Once again Mizoguchi Kenji showed the plight of “geishas” in The Woman in the Rumor. It starred Tanaka Kinuyo as the owner of a relatively high-end, low-end brothel and the mother of a daughter who resented the family business.

Hatsuko has brought her daughter, Yukiko, home from Tokyo. After her boyfriend broke ties with her due to her mother’s business, Yukiko attempted suicide. At first Yukiko was hostile and cold toward her mother, the women, and the doctor who looked over the "geishas.” She came to fully realize how the money her mother spent on her education and living expenses was earned. The geishas weren’t morally bankrupt, rather girls from poverty-stricken farm families with few career opportunities.
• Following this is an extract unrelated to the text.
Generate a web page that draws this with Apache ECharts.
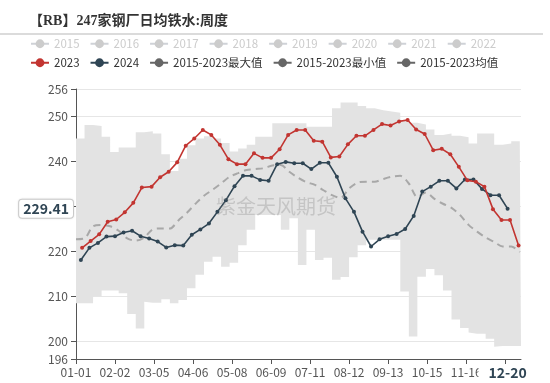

What Yukiko didn’t know was that the same doctor who had taken a romantic interest in her had also been romantically involved with her mother for some time.

Other than the problem with the doctor being an opportunistic jerk, a female character once again found herself in the unenviable position of being older than the man she was involved with. Tanaka was 11 years older than Nakamura Jakuemon IV (aka Otani Tomoemon) who was 11 years older than Kuga Yoshiko. Of course, the latter pairing was not the horrific societal hurdle that the former was. While Hatsuko had the audacity to fall in love with a younger man, her business was also not honorable enough for a penniless and ethically challenged doctor. Mizoguchi liked to show women suffering and poor Hatsuko’s ego took a merciless beating.

The geishas in the house were shown caring for each other even as they bemoaned their pitiful pay. Mizoguchi didn’t delve into the darker side of prostitution and the toll it took on a woman’s mind and body. He did, however, have a character lament the sad cycle of young girls entering the profession as others aged out, all for the pleasure of men. It also showed how few opportunities there were for a girl or woman to provide for herself and/or her family. This film primarily focused on Hatsuko and her relationship with her daughter. The rift between them could only be healed with Yukiko coming to understand her widowed mother’s position and feelings.

The Woman in the Rumor was the last film Tanaka would make with Mizoguchi, in part because he died a few later and in greater part because he tried to thwart her from becoming a director. This film ultimately worked for me as mother and daughter learned the valuable lesson, 'sisters before misters' or 'mothers and daughters before calculating doctors with wandering eyes and hands syndrome.'

"...most men hold questionable views."